Ingredients for 4 servings:
- 1 kg potatoes, preferably floury
- 2 eggs
- 1 tsp baking soda
- Salt
- possibly potato starch or semolina
- nutmeg
Instructions
Working time approx. 30 minutes; Total time approx. 30 minutes
for the steamer
Boil 500g of potatoes in their skins or steam them, let them cool briefly, and peel them. (This should be done a day in advance, but fresh potatoes will also work.) Peel 500g of potatoes and grate them very finely into a bowl of salted water and a teaspoon of baking soda (this prevents the potatoes from turning brown). Place the potato mixture in a sieve, let it drain, and collect the potato water. Place the drained mixture in a kitchen towel and squeeze it very, very vigorously (preferably with two people) to form a dry potato mixture. Drain the previously collected potato water, but leave the separated starch in the bowl and add the dry dough. Grate the jacket potatoes finely and add them to the raw potato dough. Add the eggs and season generously with salt and nutmeg. Mix the mixture thoroughly and let it rest, covered, for half an hour. Shape the dough into dumplings as desired (we made them the size of tennis balls) and steam them in an oiled, perforated dish at 100°C for 22-25 minutes. If you don’t have a steamer, place the dumplings in bubbling salted water and let them cook at a low temperature. Simmer on low heat with the lid open for 20 minutes. Then cook a test dumpling and add some semolina cooked in milk and/or potato starch if necessary, as the dumplings can fall apart.

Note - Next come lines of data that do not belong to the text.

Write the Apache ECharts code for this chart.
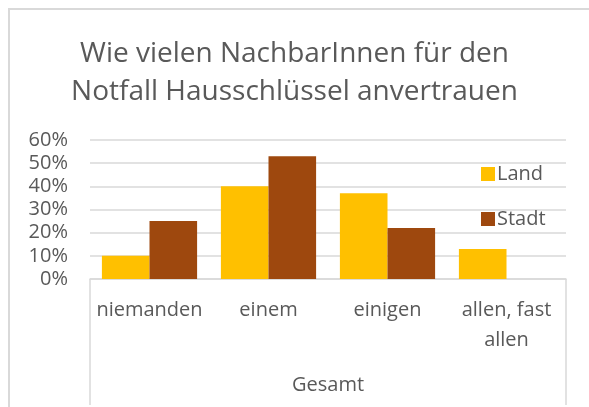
<!DOCTYPE html>
<html>
<head>
<meta charset="utf-8">
<script src="https://cdn.jsdelivr.net/npm/echarts@6/dist/echarts.min.js"></script>
<style>
  html, body { margin: 0; padding: 0; background: #fff; }
  #frame { position: absolute; left: 8px; top: 8px; width: 620px; height: 440px;
           border-left: 2px solid #d9d9d9; border-top: 2px solid #d9d9d9; }
  #main { position: absolute; left: 0; top: 0; width: 589px; height: 407px; }
</style>
</head>
<body>
<div id="frame"></div>
<div id="main"></div>
<script>
// Daten
var categories = ['niemanden', 'einem', 'einigen', 'allen, fast\nallen'];
var land = [0.10, 0.40, 0.37, 0.13];
var stadt = [0.25, 0.53, 0.22, 0];
var groupLabel = ['Gesamt'];

var textColor = '#595959';
var lineColor = '#d9d9d9';
var font = 'Open Sans';

var myChart = echarts.init(document.getElementById('main'));

myChart.setOption({
    title: {
        text: 'Wie vielen NachbarInnen für den\nNotfall Hausschlüssel anvertrauen',
        left: 'center',
        top: 30,
        textStyle: {
            fontFamily: font,
            fontWeight: 'normal',
            fontSize: 28,
            lineHeight: 38,
            color: textColor
        }
    },
    legend: {
        data: ['Land', 'Stadt'],
        orient: 'vertical',
        left: 476,
        top: 159,
        itemWidth: 14,
        itemHeight: 14,
        itemGap: 25,
        icon: 'rect',
        textStyle: {
            fontFamily: font,
            fontSize: 20,
            color: textColor,
            padding: [0, 0, 0, -3]
        }
    },
    grid: {
        left: 90,
        right: 23,
        top: 140,
        bottom: 128
    },
    xAxis: [
        {
            type: 'category',
            data: categories,
            axisLine: { lineStyle: { color: lineColor, width: 1.5 } },
            axisTick: { show: false },
            axisLabel: {
                interval: 0,
                fontFamily: font,
                fontSize: 20,
                lineHeight: 30,
                color: textColor,
                margin: 16
            }
        },
        {
            type: 'category',
            data: groupLabel,
            position: 'bottom',
            axisLine: { show: false },
            axisTick: { show: true, length: 126, lineStyle: { color: lineColor, width: 1.5 } },
            axisLabel: {
                fontFamily: font,
                fontSize: 20,
                color: textColor,
                margin: 96
            }
        }
    ],
    yAxis: {
        type: 'value',
        min: 0,
        max: 0.6,
        interval: 0.1,
        axisLine: { show: false },
        axisTick: { show: false },
        splitLine: { lineStyle: { color: lineColor, width: 1.5 } },
        axisLabel: {
            fontFamily: font,
            fontSize: 20,
            color: textColor,
            margin: 22,
            formatter: function (v) { return Math.round(v * 100) + '%'; }
        }
    },
    series: [
        {
            name: 'Land',
            type: 'bar',
            data: land,
            barGap: '0%',
            barCategoryGap: '20%',
            itemStyle: { color: '#ffc000' }
        },
        {
            name: 'Stadt',
            type: 'bar',
            data: stadt,
            itemStyle: { color: '#9e480e' }
        }
    ]
});
</script>
</body>
</html>
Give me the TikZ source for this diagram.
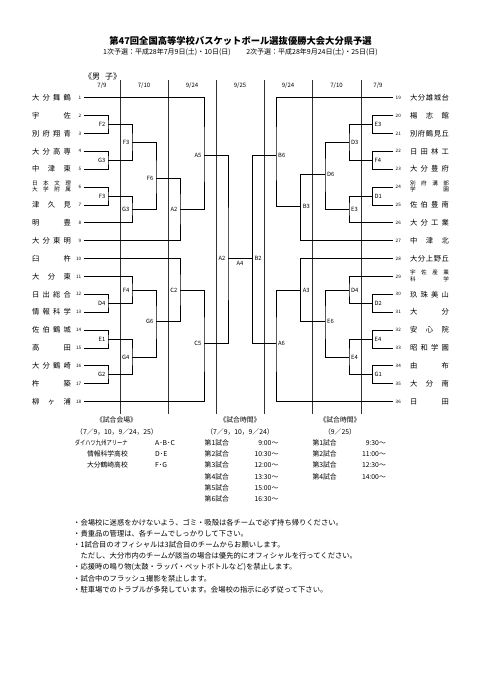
\documentclass[tikz,border=0pt]{standalone}
\usepackage{fontspec}
\setmainfont{Noto Sans CJK JP}
\usepackage{graphicx}
\usetikzlibrary{positioning}

% school names are spread over a fixed width
\def\spreadchars#1#2\endspread{#1\ifx\relax#2\relax\else\hfill\spreadchars#2\endspread\fi}
\newcommand\tname[1]{\makebox[39pt][s]{\spreadchars#1\endspread}}
\newcommand\ttwo[2]{{\fontsize{5.6}{5.7}\selectfont\begin{tabular}{@{}c@{}}\tname{#1}\\\tname{#2}\end{tabular}}}

\begin{document}
\begin{tikzpicture}[x=1pt,y=-1pt]
% y grows downwards, as on the printed sheet

% style
\tikzset{
    every node/.style={inner sep=0pt},
    bracket/.style={draw, line width=0.7pt},
    dayline/.style={draw, line width=0.8pt, black!80},
    teamname/.style={font=\fontsize{7.3}{8}\selectfont},
    teamno/.style={font=\fontsize{4.6}{5}\selectfont},
    matchlbl/.style={font=\fontsize{5.8}{6}\selectfont},
    daylbl/.style={font=\fontsize{6}{7}\selectfont},
    smalltext/.style={font=\fontsize{6.8}{8}\selectfont},
    notetext/.style={font=\fontsize{7.3}{8}\selectfont, anchor=west}
}

\useasboundingbox[fill=white] (0,0) rectangle (481,680);

% heading
\node[font=\bfseries\fontsize{9.3}{10}\selectfont] (title) at (240.5,41) {第47回全国高等学校バスケットボール選抜優勝大会大分県予選};
\node[font=\fontsize{7}{8}\selectfont] (subtitle) at (240.5,52.5) {1次予選：平成28年7月9日(土)・10日(日)\hspace{2.2em}2次予選：平成28年9月24日(土)・25日(日)};
\node[font=\fontsize{8}{9}\selectfont, anchor=west] (boys) at (84,76) {《男\hspace{0.6em}子》};

% days
\foreach \x/\d [count=\i] in {102/{7/9},144/{7/10},192/{9/24},240/{9/25},288/{9/24},336.5/{7/10},378/{7/9}}
    \node[daylbl] (day\i) at (\x,85.5) {\d};
\foreach \x in {120,168,216,264,312,361}
    \draw[dayline] (\x,80) -- (\x,414);

% teams, left
\foreach \name [count=\i] in {%
    \tname{大分舞鶴},\tname{宇佐},\tname{別府翔青},\tname{大分高専},\tname{中津東},%
    \ttwo{日本文理}{大学附属},\tname{津久見},\tname{明豊},\tname{大分東明},%
    \tname{臼杵},\tname{大分東},\tname{日出総合},\tname{情報科学},\tname{佐伯鶴城},%
    \tname{高田},\tname{大分鶴崎},\tname{杵築},\tname{柳ヶ浦}%
}{
    \pgfmathsetmacro\ty{97.7+(\i-1)*17.87}
    \coordinate (t\i) at (83.5,\ty);
    \node[teamno, anchor=east] (no\i) at (81.5,\ty) {\i};
    \node[teamname] (team\i) at (51.5,\ty) {\name};
}

% teams, right
\foreach \name [count=\k from 19] in {%
    \tname{大分雄城台},\tname{楊志館},\tname{別府鶴見丘},\tname{日田林工},\tname{大分豊府},%
    \ttwo{別府溝部}{学園},\tname{佐伯豊南},\tname{大分工業},\tname{中津北},%
    \tname{大分上野丘},\ttwo{宇佐産業}{科学},\tname{玖珠美山},\tname{大分},\tname{安心院},%
    \tname{昭和学園},\tname{由布},\tname{大分南},\tname{日田}%
}{
    \pgfmathsetmacro\ty{97.7+(\k-19)*17.87}
    \coordinate (t\k) at (393.3,\ty);
    \node[teamno, anchor=west] (no\k) at (395.5,\ty) {\k};
    \node[teamname] (team\k) at (429.5,\ty) {\name};
}

% games, left side (label left of the join)
\foreach \m/\lbl/\x/\y in {%
    F2/F2/108/124.5, G3a/G3/108/160.3, F3a/F3/108/196.1,
    D4a/D4/108/303.3, E1/E1/108/339.1, G2/G2/108/374.8,
    F3b/F3/132/142, G3b/G3/132/209, F4a/F4/132/290, G4/G4/132/357,
    F6/F6/156/178, G6/G6/156/321,
    A2a/A2/180/209, C2/C2/180/290,
    A5/A5/204/155.5, C5/C5/204/343,
    A2b/A2/228/258%
} {
    \coordinate (c\m) at (\x,\y);
    \node[matchlbl, left=2.5pt of c\m] (\m) {\lbl};
}

% games, right side (label right of the join)
\foreach \m/\lbl/\x/\y in {%
    E3a/E3/372.5/124.5, F4b/F4/372.5/160.3, D1/D1/372.5/196.1,
    D2/D2/372.5/303.3, E4a/E4/372.5/339.1, G1/G1/372.5/374.8,
    D3/D3/349/142, E3b/E3/349/209, D4b/D4/349/290, E4b/E4/349/357,
    D6/D6/325/174.5, E6/E6/325/321,
    B3/B3/300.7/206, A3/A3/300.7/290,
    B6/B6/276/155.5, A6/A6/276/343,
    B2/B2/252.3/258%
} {
    \coordinate (c\m) at (\x,\y);
    \node[matchlbl, right=2pt of c\m] (\m) {\lbl};
}

% brackets
\foreach \a/\m/\b in {%
    t2/cF2/t3, t4/cG3a/t5, t6/cF3a/t7, t12/cD4a/t13, t14/cE1/t15, t16/cG2/t17,
    cF2/cF3b/cG3a, cF3a/cG3b/t8, t11/cF4a/cD4a, cE1/cG4/cG2,
    cF3b/cF6/cG3b, cF4a/cG6/cG4,
    cF6/cA2a/t9, t10/cC2/cG6,
    t1/cA5/cA2a, cC2/cC5/t18,
    cA5/cA2b/cC5,
    t20/cE3a/t21, t22/cF4b/t23, t24/cD1/t25, t30/cD2/t31, t32/cE4a/t33, t34/cG1/t35,
    cE3a/cD3/cF4b, cD1/cE3b/t26, t29/cD4b/cD2, cE4a/cE4b/cG1,
    cD3/cD6/cE3b, cD4b/cE6/cE4b,
    cD6/cB3/t27, t28/cA3/cE6,
    t19/cB6/cB3, cA3/cA6/t36,
    cB6/cB2/cA6%
} {
    \draw[bracket] (\a) -| (\m) |- (\b);
}

% final
\draw[bracket] (cA2b) -- (cB2);
\node[matchlbl] (A4) at (240,263.5) {A4};

% venues
\node[smalltext] (venuehead) at (116.5,420) {《試合会場》};
\node[smalltext] (venuedays) at (117,431.7) {（7／9，10，9／24，25）};
\node[smalltext, anchor=east] (venue1) at (128,442.7) {\scalebox{0.78}[1]{ダイハツ九州アリーナ}};
\node[smalltext, anchor=east] (venue2) at (128,454) {情報科学高校};
\node[smalltext, anchor=east] (venue3) at (128,465.3) {大分鶴崎高校};
\node[smalltext, anchor=west] (court1) at (155,442.7) {A･B･C};
\node[smalltext, anchor=west] (court2) at (155,454) {D･E};
\node[smalltext, anchor=west] (court3) at (155,465.3) {F･G};

% times, first stage
\node[smalltext] (timehead1) at (240,420) {《試合時間》};
\node[smalltext] (timedays1) at (240,431.7) {（7／9，10，9／24）};
\foreach \t [count=\i] in {9:00～,10:30～,12:00～,13:30～,15:00～,16:30～} {
    \pgfmathsetmacro\ty{442.7+(\i-1)*11.3}
    \node[smalltext, anchor=west] (game\i) at (204.5,\ty) {第\i 試合};
    \node[smalltext, anchor=east] (start\i) at (278.5,\ty) {\t};
}

% times, second stage
\node[smalltext] (timehead2) at (340,420) {《試合時間》};
\node[smalltext] (timedays2) at (340,431.7) {（9／25）};
\foreach \t [count=\i] in {9:30～,11:00～,12:30～,14:00～} {
    \pgfmathsetmacro\ty{442.7+(\i-1)*11.3}
    \node[smalltext, anchor=west] (gameb\i) at (312.3,\ty) {第\i 試合};
    \node[smalltext, anchor=east] (startb\i) at (386,\ty) {\t};
}

% notes
\foreach \line [count=\i] in {%
    ・会場校に迷惑をかけないよう、ゴミ・吸殻は各チームで必ず持ち帰りください。,
    ・貴重品の管理は、各チームでしっかりして下さい。,
    ・1試合目のオフィシャルは3試合目のチームからお願いします。,
    　ただし、大分市内のチームが該当の場合は優先的にオフィシャルを行ってください。,
    ・応援時の鳴り物(太鼓・ラッパ・ペットボトルなど)を禁止します。,
    ・試合中のフラッシュ撮影を禁止します。,
    ・駐車場でのトラブルが多発しています。会場校の指示に必ず従って下さい。%
} {
    \pgfmathsetmacro\ty{522.3+(\i-1)*11.2}
    \node[notetext] (note\i) at (73,\ty) {\line};
}

\end{tikzpicture}
\end{document}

We like to eat these dumplings as a side dish to meat dishes with sauce, but also on their own with browned butter and onions. Serve with a green salad. Tip: Depending on the potato variety, the potato has more or less starch. The starch content determines the consistency of the dumplings. Therefore, this recipe is only a guideline. Depending on the potato variety, a little starch may need to be added.